PROBLEM. Both the line containing "Write a Python" and the line containing "ax=ax, saturation=1, zorder=3)" belong in the copy, as do all lines between them, copied exactly; pictures do not.

SUPPLIED RECORDS.
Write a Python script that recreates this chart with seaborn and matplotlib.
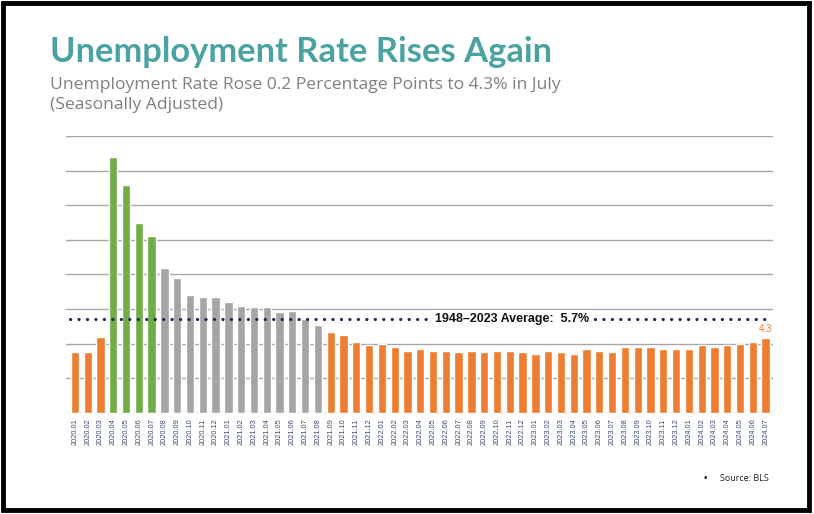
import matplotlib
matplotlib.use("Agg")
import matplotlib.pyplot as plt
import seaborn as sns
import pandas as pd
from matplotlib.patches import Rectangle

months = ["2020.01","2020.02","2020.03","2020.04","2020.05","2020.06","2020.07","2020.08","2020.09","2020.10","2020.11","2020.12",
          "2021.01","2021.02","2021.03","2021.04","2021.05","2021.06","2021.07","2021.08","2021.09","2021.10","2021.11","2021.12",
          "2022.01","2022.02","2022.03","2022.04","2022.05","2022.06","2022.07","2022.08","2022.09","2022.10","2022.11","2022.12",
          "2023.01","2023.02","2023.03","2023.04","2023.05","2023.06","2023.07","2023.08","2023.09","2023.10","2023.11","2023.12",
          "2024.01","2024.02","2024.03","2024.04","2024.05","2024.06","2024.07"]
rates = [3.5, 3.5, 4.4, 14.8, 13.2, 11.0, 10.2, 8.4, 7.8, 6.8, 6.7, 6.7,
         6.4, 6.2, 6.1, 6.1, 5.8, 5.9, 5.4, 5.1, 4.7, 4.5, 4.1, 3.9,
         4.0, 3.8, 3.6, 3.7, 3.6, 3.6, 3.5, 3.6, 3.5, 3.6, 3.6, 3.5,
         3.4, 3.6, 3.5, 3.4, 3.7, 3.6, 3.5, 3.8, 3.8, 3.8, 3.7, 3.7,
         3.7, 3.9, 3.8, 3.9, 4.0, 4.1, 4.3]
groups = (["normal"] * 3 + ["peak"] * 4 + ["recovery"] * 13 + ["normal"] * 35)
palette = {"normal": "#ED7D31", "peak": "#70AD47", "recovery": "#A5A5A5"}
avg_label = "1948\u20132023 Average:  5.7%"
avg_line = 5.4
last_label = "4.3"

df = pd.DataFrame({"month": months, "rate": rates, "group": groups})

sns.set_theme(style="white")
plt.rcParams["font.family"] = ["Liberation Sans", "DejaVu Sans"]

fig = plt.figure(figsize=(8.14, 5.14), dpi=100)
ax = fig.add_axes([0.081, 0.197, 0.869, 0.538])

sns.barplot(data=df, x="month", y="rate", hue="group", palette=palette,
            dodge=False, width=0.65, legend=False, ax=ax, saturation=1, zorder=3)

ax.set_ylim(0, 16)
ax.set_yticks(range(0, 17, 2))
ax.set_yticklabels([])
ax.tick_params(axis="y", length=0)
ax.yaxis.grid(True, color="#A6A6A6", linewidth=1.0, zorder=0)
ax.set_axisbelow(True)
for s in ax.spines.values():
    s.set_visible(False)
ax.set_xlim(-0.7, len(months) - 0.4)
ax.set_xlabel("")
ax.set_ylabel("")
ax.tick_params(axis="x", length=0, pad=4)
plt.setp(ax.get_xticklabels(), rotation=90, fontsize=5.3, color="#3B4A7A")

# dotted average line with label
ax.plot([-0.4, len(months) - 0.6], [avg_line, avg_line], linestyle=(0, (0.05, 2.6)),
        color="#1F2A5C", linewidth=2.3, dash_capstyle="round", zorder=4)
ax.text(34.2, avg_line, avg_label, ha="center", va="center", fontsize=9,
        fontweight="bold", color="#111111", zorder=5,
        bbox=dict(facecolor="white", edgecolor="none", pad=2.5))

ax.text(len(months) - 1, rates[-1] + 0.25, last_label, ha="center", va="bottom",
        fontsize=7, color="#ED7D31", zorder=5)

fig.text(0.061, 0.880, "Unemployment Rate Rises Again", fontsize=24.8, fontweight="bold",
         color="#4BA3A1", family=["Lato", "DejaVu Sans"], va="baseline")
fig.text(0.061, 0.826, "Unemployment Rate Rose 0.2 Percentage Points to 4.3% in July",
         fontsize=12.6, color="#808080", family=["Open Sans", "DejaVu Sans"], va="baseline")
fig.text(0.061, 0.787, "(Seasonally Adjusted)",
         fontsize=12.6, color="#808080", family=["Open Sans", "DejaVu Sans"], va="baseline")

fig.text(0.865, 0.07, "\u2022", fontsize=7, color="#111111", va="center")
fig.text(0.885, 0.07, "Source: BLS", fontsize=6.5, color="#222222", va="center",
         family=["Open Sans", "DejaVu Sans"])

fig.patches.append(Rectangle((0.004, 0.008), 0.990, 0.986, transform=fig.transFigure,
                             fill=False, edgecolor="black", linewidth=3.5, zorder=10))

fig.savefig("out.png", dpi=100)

...

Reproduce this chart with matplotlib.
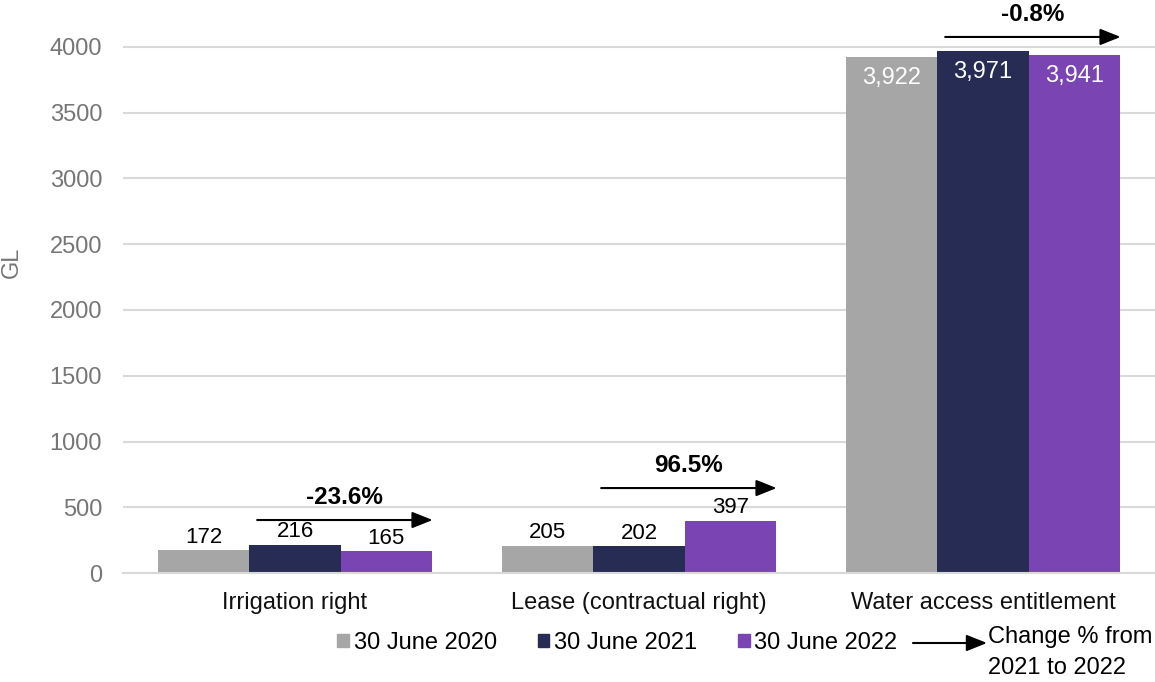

==

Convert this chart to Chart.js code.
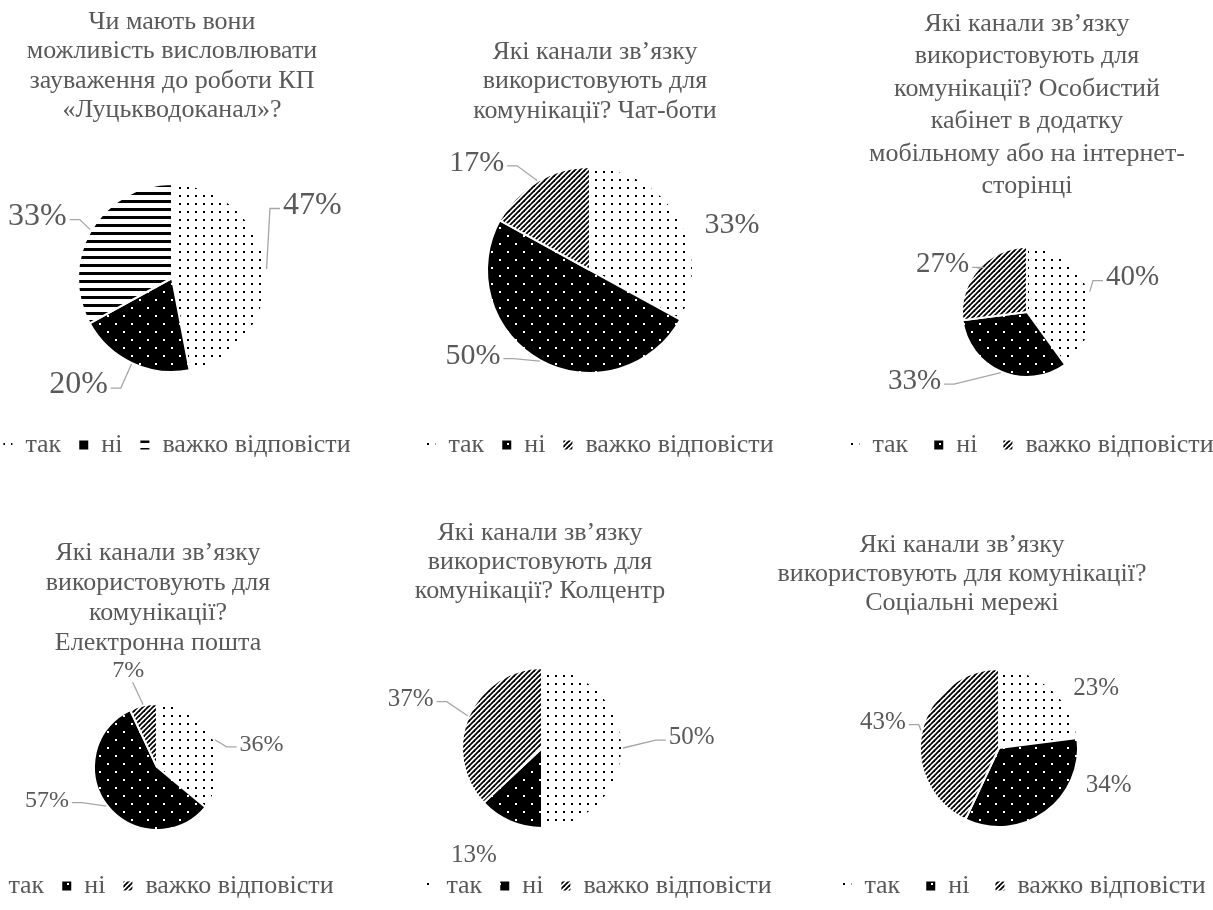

EXPECTED ANSWER.
Write a Python script that recreates this chart with seaborn and matplotlib.
import matplotlib
matplotlib.use("Agg")
import matplotlib.pyplot as plt
import seaborn as sns
import pandas as pd
from matplotlib.patches import Rectangle

months = ["2020.01","2020.02","2020.03","2020.04","2020.05","2020.06","2020.07","2020.08","2020.09","2020.10","2020.11","2020.12",
          "2021.01","2021.02","2021.03","2021.04","2021.05","2021.06","2021.07","2021.08","2021.09","2021.10","2021.11","2021.12",
          "2022.01","2022.02","2022.03","2022.04","2022.05","2022.06","2022.07","2022.08","2022.09","2022.10","2022.11","2022.12",
          "2023.01","2023.02","2023.03","2023.04","2023.05","2023.06","2023.07","2023.08","2023.09","2023.10","2023.11","2023.12",
          "2024.01","2024.02","2024.03","2024.04","2024.05","2024.06","2024.07"]
rates = [3.5, 3.5, 4.4, 14.8, 13.2, 11.0, 10.2, 8.4, 7.8, 6.8, 6.7, 6.7,
         6.4, 6.2, 6.1, 6.1, 5.8, 5.9, 5.4, 5.1, 4.7, 4.5, 4.1, 3.9,
         4.0, 3.8, 3.6, 3.7, 3.6, 3.6, 3.5, 3.6, 3.5, 3.6, 3.6, 3.5,
         3.4, 3.6, 3.5, 3.4, 3.7, 3.6, 3.5, 3.8, 3.8, 3.8, 3.7, 3.7,
         3.7, 3.9, 3.8, 3.9, 4.0, 4.1, 4.3]
groups = (["normal"] * 3 + ["peak"] * 4 + ["recovery"] * 13 + ["normal"] * 35)
palette = {"normal": "#ED7D31", "peak": "#70AD47", "recovery": "#A5A5A5"}
avg_label = "1948\u20132023 Average:  5.7%"
avg_line = 5.4
last_label = "4.3"

df = pd.DataFrame({"month": months, "rate": rates, "group": groups})

sns.set_theme(style="white")
plt.rcParams["font.family"] = ["Liberation Sans", "DejaVu Sans"]

fig = plt.figure(figsize=(8.14, 5.14), dpi=100)
ax = fig.add_axes([0.081, 0.197, 0.869, 0.538])

sns.barplot(data=df, x="month", y="rate", hue="group", palette=palette,
            dodge=False, width=0.65, legend=False, ax=ax, saturation=1, zorder=3)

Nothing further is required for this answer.